> _SOURCE DATA_:
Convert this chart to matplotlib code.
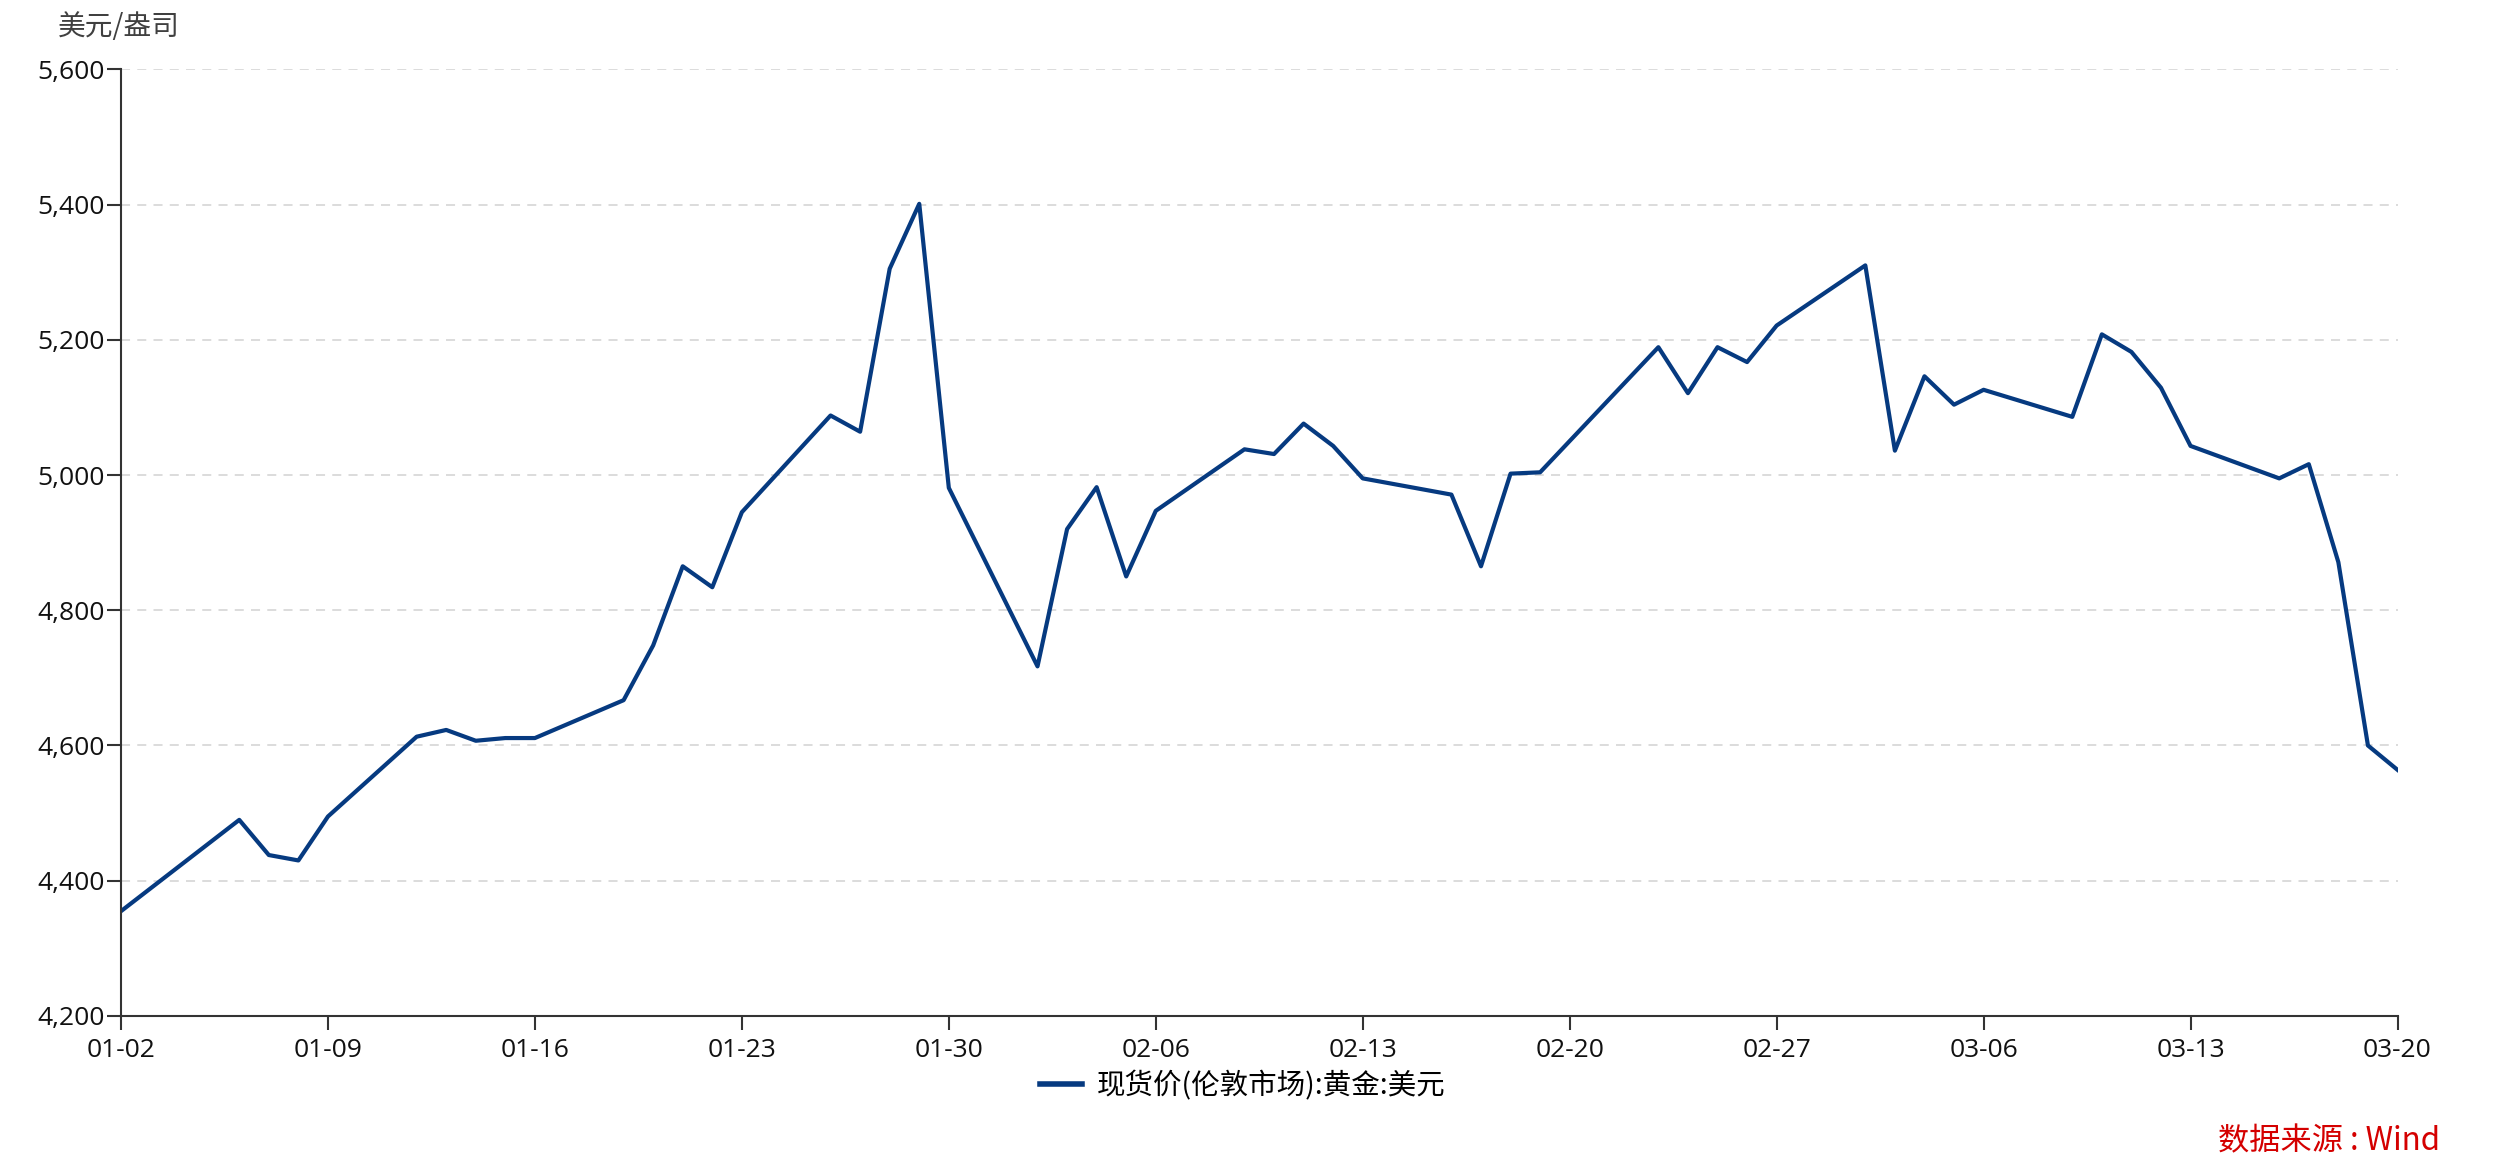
import matplotlib
matplotlib.use('Agg')
import matplotlib.pyplot as plt
import matplotlib.dates as mdates
import pandas as pd

plt.rcParams['font.family'] = ['Noto Sans CJK SC', 'DejaVu Sans']

# spot gold, London, USD/oz
dates = ['01-02', '01-06', '01-07', '01-08', '01-09', '01-12', '01-13', '01-14', '01-15', '01-16',
         '01-19', '01-20', '01-21', '01-22', '01-23', '01-26', '01-27', '01-28', '01-29', '01-30',
         '02-02', '02-03', '02-04', '02-05', '02-06', '02-09', '02-10', '02-11', '02-12', '02-13',
         '02-16', '02-17', '02-18', '02-19', '02-23', '02-24', '02-25', '02-26', '02-27',
         '03-02', '03-03', '03-04', '03-05', '03-06', '03-09', '03-10', '03-11', '03-12', '03-13',
         '03-16', '03-17', '03-18', '03-19', '03-20']
prices = [4355, 4490, 4438, 4430, 4495, 4613, 4623, 4607, 4611, 4611,
          4667, 4748, 4865, 4834, 4945, 5088, 5064, 5305, 5401, 4981,
          4717, 4920, 4982, 4850, 4947, 5038, 5031, 5076, 5043, 4995,
          4971, 4865, 5002, 5004, 5189, 5121, 5189, 5167, 5221,
          5310, 5036, 5146, 5104, 5126, 5086, 5208, 5182, 5129, 5043,
          4995, 5016, 4871, 4600, 4564]
tick_dates = ['01-02', '01-09', '01-16', '01-23', '01-30', '02-06', '02-13',
              '02-20', '02-27', '03-06', '03-13', '03-20']
series_name = '现货价(伦敦市场):黄金:美元'

x = pd.to_datetime(['2026-' + d for d in dates])
xt = pd.to_datetime(['2026-' + d for d in tick_dates])

fig = plt.figure(figsize=(25, 11.74), dpi=100)
ax = fig.add_axes([0.0484, 0.1346, 0.9106, 0.8064])

ax.plot(x, prices, color='#063a80', lw=3.0, label=series_name)

ax.set_xlim(xt[0], xt[-1])
ax.set_ylim(4200, 5600)
ax.set_yticks(range(4200, 5601, 200))
ax.yaxis.set_major_formatter(matplotlib.ticker.FuncFormatter(lambda v, p: f'{int(v):,}'))
ax.set_xticks(xt)
ax.xaxis.set_major_formatter(mdates.DateFormatter('%m-%d'))

ax.grid(axis='y', color='#d9d9d9', ls=(0, (5, 4)), lw=1.3)
ax.set_axisbelow(True)
for s in ['top', 'right']:
    ax.spines[s].set_visible(False)
for s in ['left', 'bottom']:
    ax.spines[s].set_color('#333333')
    ax.spines[s].set_linewidth(1.5)
ax.tick_params(axis='both', length=10, width=1.5, color='#333333', labelcolor='#111111')
ax.tick_params(axis='x', pad=6)
ax.tick_params(axis='y', pad=2)
for lab in ax.get_xticklabels() + ax.get_yticklabels():
    lab.set_fontfamily(['Open Sans', 'DejaVu Sans'])
    lab.set_fontsize(19)

fig.text(0.023, 0.977, '美元/盎司', fontsize=20, color='#404040', va='center', ha='left')

fig.legend(loc='center', bbox_to_anchor=(0.497, 0.075), frameon=False, fontsize=20.5,
           handlelength=1.5, handletextpad=0.5)
for ln in fig.legends[0].get_lines():
    ln.set_linewidth(4)
fig.text(0.976, 0.0275, '数据来源 : Wind', fontsize=22.5, color='#d40000', ha='right', va='center')

fig.savefig('out.png', dpi=100)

> _OBJECTIVE_: From the first line of the listing above, repeat every line through the one holding "plt.rcParams['font.family'] = ['Noto". Both ends count, and pictures stay out.

> _TASK ANSWER_:
Convert this chart to matplotlib code.
import matplotlib
matplotlib.use('Agg')
import matplotlib.pyplot as plt
import matplotlib.dates as mdates
import pandas as pd

plt.rcParams['font.family'] = ['Noto Sans CJK SC', 'DejaVu Sans']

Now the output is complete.